Skip to content
  • Andriy Gapon's avatar
    kern_tc: unify timecounter to bintime delta conversion · 3d9d64aa
    Andriy Gapon authored
    There are two places where we convert from a timecounter delta to
    a bintime delta: tc_windup and bintime_off.
    Both functions use the same calculations when the timecounter delta is
    small.  But for a large delta (greater than approximately an equivalent
    of 1 second) the calculations were different.  Both functions use
    approximate calculations based on th_scale that avoid division.  Both
    produce values slightly greater than a true value, calculated with
    division by tc_frequency, would be.  tc_windup is slightly more
    accurate, so its result is closer to the true value and, thus, smaller
    than bintime_off result.
    
    As a consequence there can be a jump back in time when time hands are
    switched after a long period of time (a large delta).  Just before the
    switch the time would be calculated with a large delta from
    th_offset_count in bintime_off.  tc_windup does the switch using its own
    calculations of a new th_offset using the large delta.  As explained
    earlier, the new th_offset may end up being less than the previously
    produced binuptime.  So, for a period of time new binuptime values may
    be "back in time" comparing to values just before the switch.
    
    Such a jump must never happen.  All the code assumes that the uptime is
    monotonically nondecreasing and some code works incorrectly when that
    assumption is broken.  For example, we have observed sleepq_timeout()
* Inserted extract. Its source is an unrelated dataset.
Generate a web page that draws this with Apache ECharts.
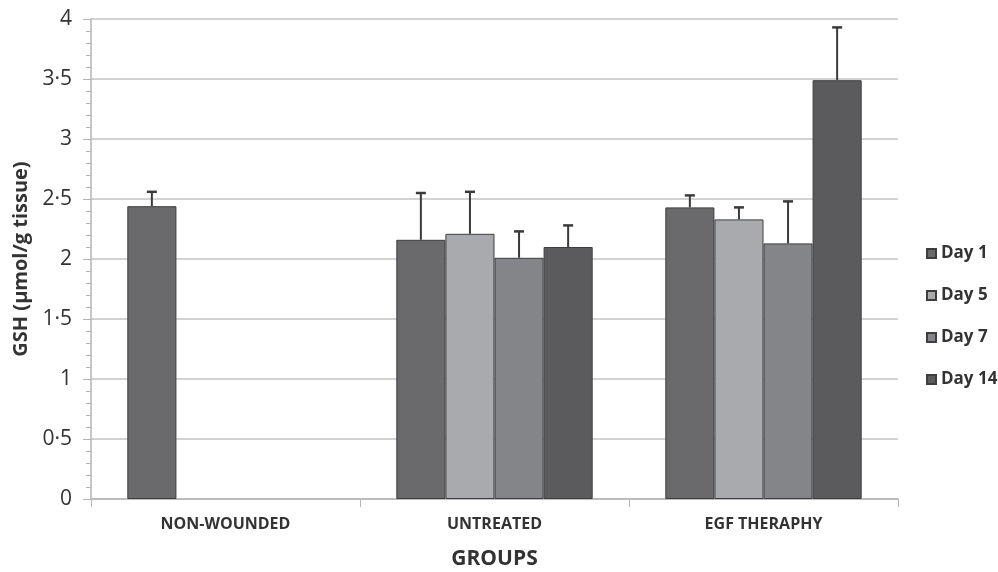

    ignoring a timeout when the sbinuptime value obtained by the callout
    code was greater than the expiration value, but the sbinuptime obtained
    in sleepq_timeout() was less than it.  In that case the target thread
    would never get woken up.
    
    The unified calculations should ensure the monotonic property of the
    uptime.
    
    The problem is quite rare as normally tc_windup should be called HZ
    times per second (typically 1000 or 100).  But it may happen in VMs on
    very busy hypervisors where a VM's virtual CPU may not get an execution
    time slot for a second or more.
    
    Reviewed by:	kib
    MFC after:	2 weeks
    Sponsored by:	Panzura LLC
    3d9d64aa